Sorry for my absence lately, folks. It’s been a busy time at uni, and then my mental health went down the drain, and fatigue is slowly destroying my ability to do anything other than stay in bed and doze intermittently, so reading has been a limited thing and reviewing even more limited.
BUT here I am. I’m alive. And today I read Beauty Queens by Libba Bray, which was recommended to me by Engie @ Musings From Neville’s Navel.
Beauty Queens tells the story of what happens when teenage beauty pageant contestants crash on a desert island and have to survive alone, without supervision — a girl-focused Lord of the Flies that shows how even apparently useless ‘talents’ can aid survival.
Previously, everything I knew about beauty pageants came from the film Miss Congeniality which, let’s be real, is an amazing film. This actually wasn’t dissimilar, in that it explores the idea of beauty pageant contestants in relation to feminist ideology and whether it’s possible to be that interested in your appearance without being shallow. It’s got some very funny moments, it’s got some cute romancey bits, and ultimately it’s about girls standing up for themselves and each other and learning not to apologise for their existence.
The book satirises how commercial beauty and sex are in our society, and while I think that’s a very valid point, I felt the satire element of the book was actually the least effective. The shadowy Corporation who seemed to rule everything were actually more of a distraction than anything else. I wasn’t interested in that part of the plot, and while the first few footnotes about Corporation ‘products’ were funny, I tired of them. (I was reading on Kindle, though, where footnotes are more of a pain — just bear that in mind.)

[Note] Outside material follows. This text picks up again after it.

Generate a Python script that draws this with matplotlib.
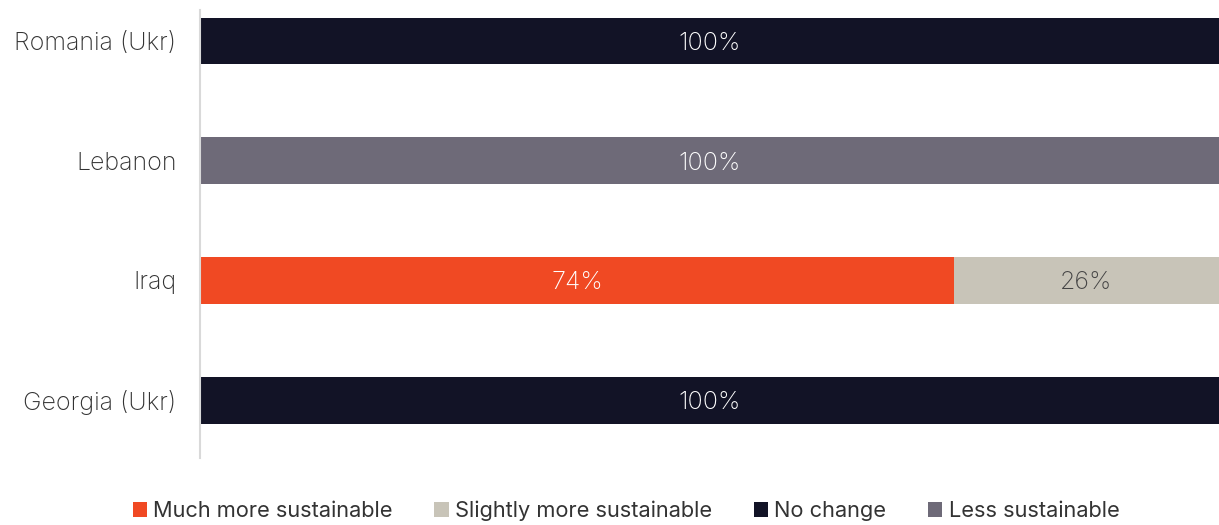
import matplotlib
matplotlib.use("Agg")
import matplotlib.pyplot as plt
from matplotlib.patches import Patch

categories = ["Georgia (Ukr)", "Iraq", "Lebanon", "Romania (Ukr)"]
series_names = ["Much more sustainable", "Slightly more sustainable", "No change", "Less sustainable"]
much_more = [0, 74, 0, 0]
slightly_more = [0, 26, 0, 0]
no_change = [100, 0, 0, 100]
less = [0, 0, 100, 0]
series = [much_more, slightly_more, no_change, less]
colors = ["#F04923", "#C8C4B8", "#121326", "#6E6A78"]
text_colors = ["white", "#444444", "white", "white"]

plt.rcParams['font.family'] = ['Inter', 'DejaVu Sans']

fig = plt.figure(figsize=(12.19, 5.25), dpi=100)
ax = fig.add_axes([200/1219, (525-458)/525, 1 - 200/1219, 448/525])

ypos = list(range(len(categories)))
left = [0]*len(categories)
for vals, col, tcol in zip(series, colors, text_colors):
    bars = ax.barh(ypos, vals, left=left, height=0.39, color=col)
    for b, v, l in zip(bars, vals, left):
        if v > 0:
            ax.text(l + v/2, b.get_y() + b.get_height()/2, f"{v}%", ha="center", va="center_baseline",
                    color=tcol, fontsize=18, fontweight="light")
    left = [a + b for a, b in zip(left, vals)]

ax.set_xlim(0, 100)
ax.set_ylim(-0.483, 3.258)
ax.set_yticks(ypos)
ax.set_yticklabels(categories, fontsize=18, color="#333333", va="center_baseline", fontweight="light")
ax.tick_params(axis="y", length=0, pad=17)
ax.set_xticks([])
for s in ["top", "right", "bottom"]:
    ax.spines[s].set_visible(False)
ax.spines["left"].set_color("#D9D9D9")
ax.spines["left"].set_linewidth(1.5)

handles = [Patch(facecolor=c, label=n) for c, n in zip(colors, series_names)]
fig.legend(handles=handles, loc="center", bbox_to_anchor=(626/1219, 1 - 511/525), ncol=4,
           frameon=False, fontsize=15.7, handlelength=0.65, handleheight=0.65, handletextpad=0.3,
           columnspacing=1.9, labelcolor="#333333")

fig.savefig("out.png", dpi=100)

It’s difficult to write a book that makes profound and meaningful points while also being a humorous critique of society, and I think Beauty Queens struggles a little to walk that line as it rarely succeeded at both simultaneously. But it was meaningful, and emotional, and I feel very strongly about a lot of the characters. Even Taylor, Miss Texas, who seemed thoroughly unlikeable, had a profoundly moving backstory.
It’s a diverse novel. Some of the girls are queer. One of them’s transgender, and just to add more layers to that, used to be in a boy band called Boyz Will Be Boyz. One of them’s hearing impaired. One’s of Indian descent, another’s black. I appreciated that, and the way Bray dealt with prejudice within the pageant world and the beauty world (Western beauty standards, anyone?), and it definitely made the novel more interesting.
Plus it meant that when men unexpectedly turned up and romance happened, it didn’t immediately turn the book into a festival of heteronormativity, which is, y’know, always a bonus.
This isn’t about to rocket to the top of my list of favourite books, but it was a powerful read with some really interesting characters, and I’ll leave you with a handful of my favourite quotes so that you can decide whether you want to read it too.
It seemed odd to Sosie that she had to make some hard-and-fast decision about such an arbitrary, individual thing as attraction, like having to declare an orientation major: I am straight with a minor in gay.
(That’s just such an awesome way of putting it, right?)
You couldn’t be perfect enough to keep the world from betraying you.
No spoilers, but I have a LOT of feelings about this whole scene.
“Sinjin was sitting bare-chested with Petra’s blue feather boa wrapped around his neck and draped over his shoulder. His long dark curls had been teased and sprayed into a sexy mane. Heavy black eyeliner rimmed his eyes. “Am I not gorgeous? I want to snog myself. I’m like a postmodern Lord Byron.”
“You put the ironic in Byronic,” Petra quipped.
“Well said, luv.”
I just really like Byron. I think this scene would’ve passed me by, except BYRON.
“I’ve learned that feminism is for everybody and there’s nothing wrong with taking up space in the world, even if you have to fight for it a little bit, and that if you don’t feel like smiling or waving, that’s okay. You don’t have to, and you don’t have to say sorry. Mostly, I’ve learned that I don’t really care if you like these answers or not, because they’re the best, most honest ones I’ve got, and I just don’t feel like I can cheat myself enough to give you what you want me to say.”
And that last one is really the message of the book: that you only get one chance to be yourself, so stop listening to what the world tells you that you have to be.
I’m giving this book three stars. I think if I’d read it on a better day, when I wasn’t feeling so crappy, I might have given it four, and if I gave half-stars, maybe that would make me give it 3.5. But hey, ratings are horrendously subjective, so I’m giving it three. Bite me.